To help address that confusion, Bryan Cave Leighton Paisner is publishing a multi-part series that discusses the questions most frequently asked by clients concerning the GDPR.

Question: Is a law firm required to respond to a data subject access request?

Answer: Sometimes.
To the extent that a law firm is considered a controller of data, it is responsible for responding “to requests for access to the data” that are submitted from a data subject. 1  That said, the obligation to respond to a request for access does not necessarily mean that an attorney must always respond with a copy of the information that the attorney holds about the individual that sends the request. 

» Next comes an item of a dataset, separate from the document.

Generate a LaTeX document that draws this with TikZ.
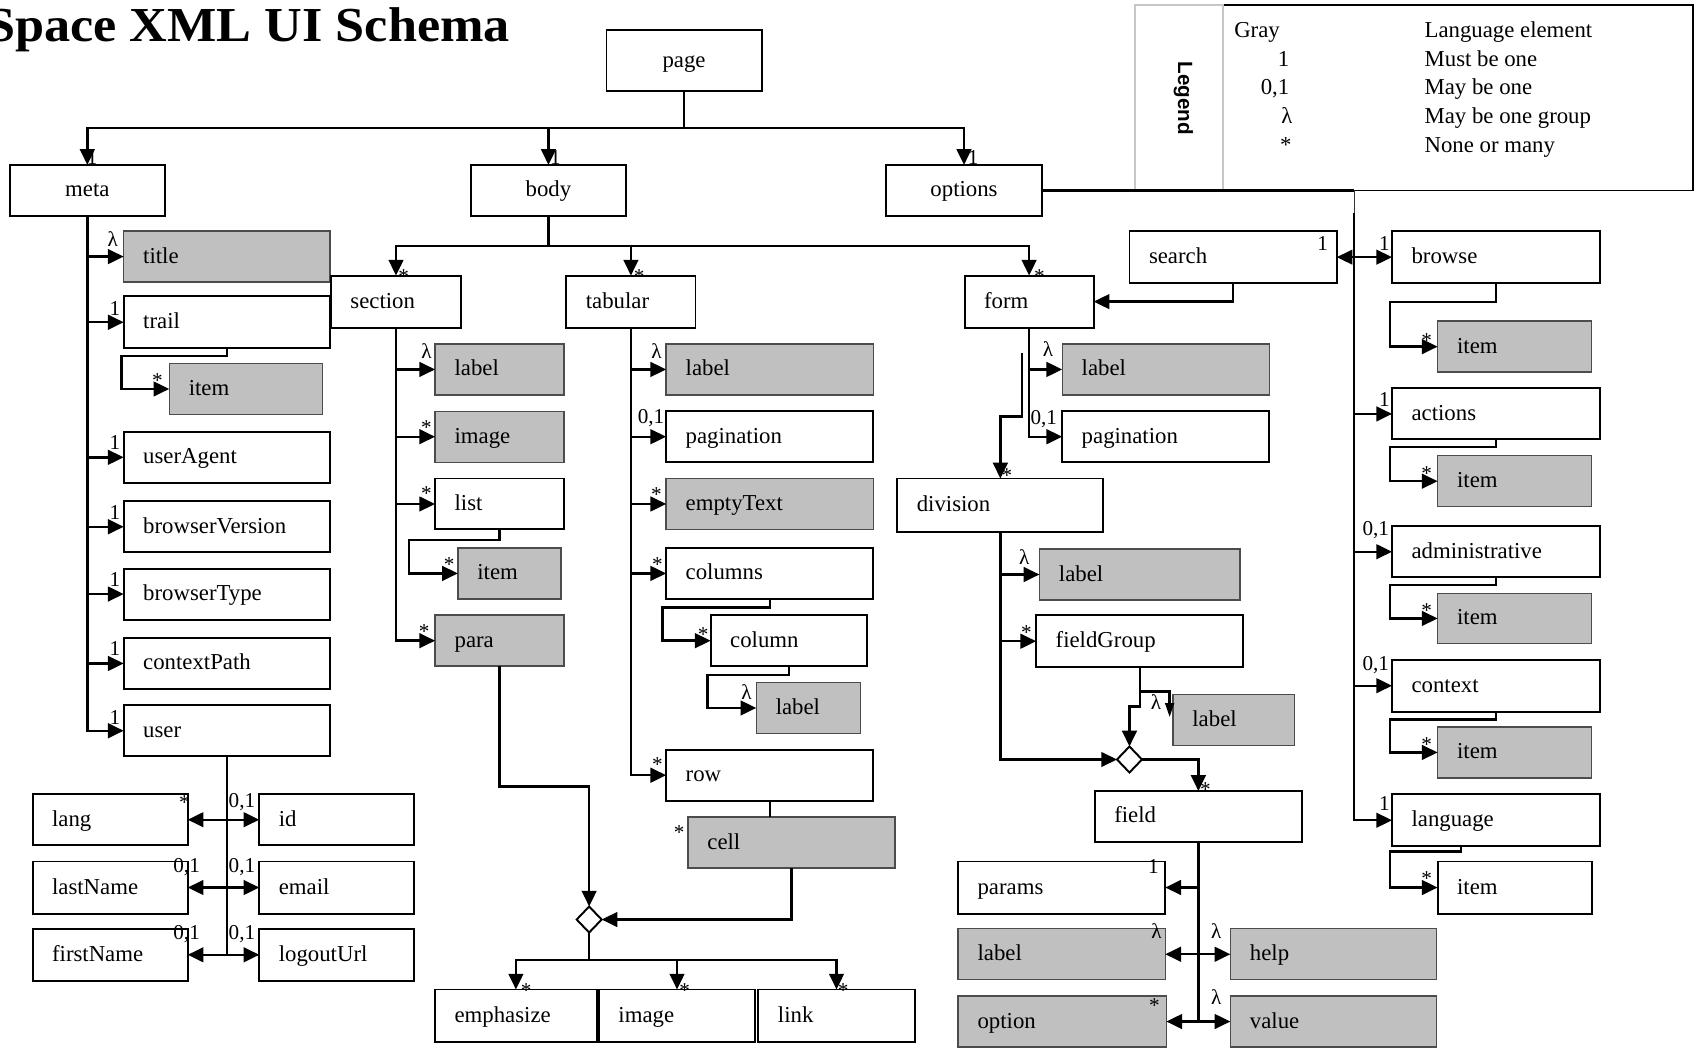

The GDPR permits a controller to refuse to provide a copy of information if doing so would “adversely affect the rights and freedoms of others.”2  One instance in which disclosure of personal data would arguably affect the rights and freedoms of others occurs when an attorney would violate a legal professional privilege that is recognized in a Member State (e.g., work product doctrine or attorney-client communication) if it were to make the disclosure.  So, for example, the UK Information Commissioner’s Office has stated that “Personal data is . . . exempt from the right of subject access if it consists of information for which legal professional privilege . . . could be claimed in legal proceedings in any part of the UK.”It is worth noting, however, that if a legal privilege does not apply, the ICO has stated that a lawyer may not “refuse to supply information in response to a [subject access request] simply because the information is requested in connection with actual or potential legal proceedings.”4

To the extent that information is privileged under the laws of a country outside of the EEA (e.g., is subject to United States legal privilege, but not legal privilege under UK law) it is unclear whether a supervisory authority would take the position that a lawyer is exempt from the obligation to produce the information pursuant to a data subject access request.  As such a disclosure would still “adversely affect the rights and freedoms of others” a strong argument could be made that the exemption should continue to apply.


1. UK ICO, “Data Controllers and Data Processors: What the Difference Is and What the Governance Implications Are” at 13.

2. GDPR, Article 15(4).

3. UK ICO, “Subject Access Code of Practice: Dealing with Requests from Individulas for Personal Information, at 55 (Version 1.2).

4. UK ICO, “Subject Access Code of Practice: Dealing with Requests from Individulas for Personal Information, at 55 (Version 1.2).